The reach-in cooler will provide more options for fresh produce - things like grab-and-go fruit salads, added Liza Reif, Devlin’s sister.

“Just a way for customers within walking distance to get healthier options,” she said. Namely, the funds will provide the infrastructure for the store to carry more produce.

Local residents with limited transportation often shop at grocery stores near their homes, but small groceries often cannot carry the inventory to meet a household’s food needs without additional infrastructure, the college has said.

Willy’s is one of few locations on its side of town for groceries, Reif said, and is the only store in that area that accepts the Federal Special Supplemental Nutrition Program for Women, Infants and Children, or WIC, she said.

Reif said the changes at Willy’s will most likely be in place in late spring or early summer.

With impediments like socioeconomic class, geography and the cost of food options, cooking healthy meals can be unrealistic or even daunting to the limited-income residents of Shires Housing, according to the college.

The grant funding to Shires Housing will support the Applegate Community Health Empowerment Initiative, helping community members plan and cook meals in a social environment by providing space, equipment and support for food preparation.

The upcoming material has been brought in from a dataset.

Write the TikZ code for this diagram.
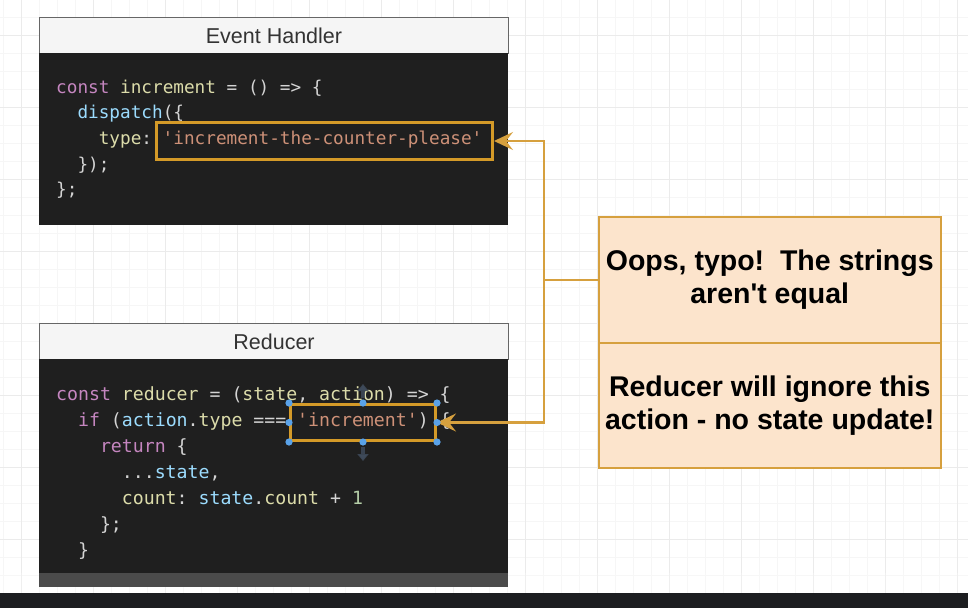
\documentclass[tikz,border=0pt]{standalone}
\usepackage{fontspec}
\setmainfont{Liberation Sans}
\newfontfamily\notefont{Liberation Sans}
\newfontfamily\codefont{DejaVu Sans Mono}
\usetikzlibrary{arrows.meta}
\definecolor{gridminor}{HTML}{F6F6F6}
\definecolor{gridmajor}{HTML}{EBEBEB}
\definecolor{hdrfill}{HTML}{F5F5F5}
\definecolor{hdrline}{HTML}{666666}
\definecolor{hdrtext}{HTML}{333333}
\definecolor{codebg}{HTML}{1F1F1F}
\definecolor{orangeline}{HTML}{D6A03E}
\definecolor{hlline}{HTML}{D49A28}
\definecolor{notefill}{HTML}{FCE4CC}
\definecolor{handleblue}{HTML}{5AA2E8}
\definecolor{hovergray}{HTML}{3E4A5A}
\definecolor{darkbar}{HTML}{1D1E21}
\definecolor{ckw}{HTML}{C586C0}
\definecolor{cyl}{HTML}{DCDCAA}
\definecolor{cpu}{HTML}{D4D4D4}
\definecolor{cbl}{HTML}{9CDCFE}
\definecolor{cst}{HTML}{CE9178}
\definecolor{cnu}{HTML}{B5CEA8}
\newcommand\CK[1]{\textcolor{ckw}{#1}}
\newcommand\CY[1]{\textcolor{cyl}{#1}}
\newcommand\CP[1]{\textcolor{cpu}{#1}}
\newcommand\CB[1]{\textcolor{cbl}{#1}}
\newcommand\CS[1]{\textcolor{cst}{#1}}
\newcommand\CN[1]{\textcolor{cnu}{#1}}
\frenchspacing
\begin{document}
\begin{tikzpicture}[x=1pt,y=-1pt,
  minorgrid/.style={draw=gridminor,line width=0.8pt},
  majorgrid/.style={draw=gridmajor,line width=0.8pt},
  hdr/.style={draw=hdrline,fill=hdrfill,line width=1pt,anchor=north west,
    minimum width=469pt,minimum height=36pt,inner sep=0pt,text=hdrtext,
    font=\fontsize{21.5}{24}\selectfont},
  codebox/.style={fill=codebg,draw=codebg,anchor=north west,minimum width=468pt,inner sep=0pt},
  codeA/.style={anchor=base west,inner sep=0pt,font=\codefont\frenchspacing\fontsize{17.7}{20}\selectfont},
  codeB/.style={anchor=base west,inner sep=0pt,font=\codefont\frenchspacing\fontsize{18.2}{20}\selectfont},
  hl/.style={draw=hlline,line width=3pt,anchor=north west,inner sep=0pt},
  note/.style={draw=orangeline,fill=notefill,line width=1.5pt,anchor=north west,
    minimum width=342pt,inner sep=0pt,align=center,
    font=\notefont\bfseries\fontsize{28.5}{33}\selectfont},
  conn/.style={draw=orangeline,line width=2.2pt,
    -{Stealth[length=19pt,width=18pt,inset=7pt]}},
  joinline/.style={draw=orangeline,line width=2.2pt},
  handle/.style={fill=handleblue},
  hover/.style={draw=hovergray,draw opacity=0.85,line width=4pt,-{Triangle[length=7pt,width=11pt]}}
]
\useasboundingbox (0,0) rectangle (968,608);
\fill[white] (0,0) rectangle (968,608);
% grid
\foreach \x in {3,21,...,966} \draw[minorgrid] (\x,0) -- (\x,593);
\foreach \y in {-1,17,...,593} \draw[minorgrid] (0,\y) -- (968,\y);
\foreach \x in {21,93,...,966} \draw[majorgrid] (\x,0) -- (\x,593);
\foreach \y in {35,107,...,593} \draw[majorgrid] (0,\y) -- (968,\y);

% Event handler
\node[hdr] (h1) at (39,17) {Event Handler};
\node[codebox,minimum height=171pt] (c1) at (39,53) {};
\node[codeA] (e1) at (56,93) {\CK{const} \CY{increment} \CP{= () => \{}};
\node[codeA] (e2) at (77.3,118.7) {\CB{dispatch}\CP{(\{}};
\node[codeA] (e3) at (98.6,144.4) {\CY{type}\CP{:} \CS{'increment-the-counter-please'}};
\node[codeA] (e4) at (77.3,170.1) {\CP{\});}};
\node[codeA] (e5) at (56,195.8) {\CP{\};}};
\node[hl,minimum width=336pt,minimum height=37pt] (s1) at (155,121) {};

% Reducer
\node[hdr] (h2) at (39,323) {Reducer};
\node[codebox,minimum height=227pt] (c2) at (39,359) {};
\node[codeB] (r1) at (56,400) {\CK{const} \CY{reducer} \CP{= (}\CY{state}\CP{,} \CY{action}\CP{) => \{}};
\node[codeB] (r2) at (77.9,426) {\CK{if} \CP{(}\CB{action}\CP{.}\CY{type} \CP{===} \CS{'increment'}\CP{) \{}};
\node[codeB] (r3) at (99.8,452) {\CK{return} \CP{\{}};
\node[codeB] (r4) at (121.7,478) {\CP{...}\CB{state}\CP{,}};
\node[codeB] (r5) at (121.7,504) {\CY{count}\CP{:} \CB{state}\CP{.}\CY{count} \CP{+} \CN{1}};
\node[codeB] (r6) at (99.8,530) {\CP{\};}};
\node[codeB] (r7) at (77.9,556) {\CP{\}}};
\node[hl,minimum width=145pt,minimum height=36pt] (s2) at (289,403) {};

% Note
\node[note,minimum height=126pt] (n1) at (598,216) {Oops, typo!\ \ The strings\\aren't equal};
\node[note,minimum height=125pt] (n2) at (598,342) {Reducer will ignore this\\action - no state update!};

% connectors
\coordinate (j) at (544,279);
\draw[joinline] (n1.west) -- (n1.west -| j);
\draw[conn] (j) |- (s1.east);
\draw[conn] (j) |- (s2.east);

% selection handles
\draw[hover] ([yshift=5pt]s2.north) -- ++(0,-14);
\draw[hover] ([yshift=-5pt]s2.south) -- ++(0,14);
\foreach \a in {north west,north,north east,west,east,south west,south,south east}
  \fill[handle] (s2.\a) circle (3.6pt);

% tab bar and bottom bar
\fill[white,opacity=0.2] (0,573) rectangle (968,593);
\fill[darkbar] (0,593) rectangle (968,608);
\end{tikzpicture}
\end{document}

“I am ridiculously excited for this grant,” said Becky Arbella, implementation manager and community specialist at Shires Housing.

The grant will help to purchase equipment and things like seeds and plants, and get the gardens at Applegate Apartments “bigger and better,” she said.

Arbella said she also hopes to use the grant for canning and sealing products, with the goal of teaching people how to can, so they can save food healthfully.

The money will also help to start up gardening classes, which were not offered last year due to lack of funding, and amplify cooking classes, Arbella said.

“We’re going to stretch every penny we can out of it,” she said of the grant.

Clients of PAVE are often faced with loss of income and/or support from their partner, due to the violence they are fleeing, said Nadia Lucchin, executive director of PAVE.

Some do not have their own vehicle and rely on public transportation or walking, limiting their visits to the grocery store and making produce a prohibitive option due to the expense and shorter shelf life. Often the easiest, most convenient options are unhealthy, packaged foods, she said.

The funding will support PAVE in building a garden at one of its domestic violence shelters, which will serve as a food education tool for shelter residents, a space to hold communal dinners and a workshop for Greater Bennington Interfaith Community Services’ (GBICS)’ Food Fit programs.

The project also aims to influence lifelong nutritional habits and create a healing space to facilitate recovery from trauma.

“This grant is a gift for PAVE and the shelter residents of PAVE,” Lucchin said. “In the advocacy world, we often use the phrase `planting seeds’ to describe the work that we do; we don’t always see the impact of the assistance we provide, but hope that it will allow the individual to blossom. The garden, a place of refuge, as well abundance and life, will affect residents’ well-being in myriad ways, allowing them to move forward with new skills and a greater awareness of how food is grown and its impact on the body and mind.”

Tilling, building raised beds and fencing for the garden will begin in April, Lucchin said.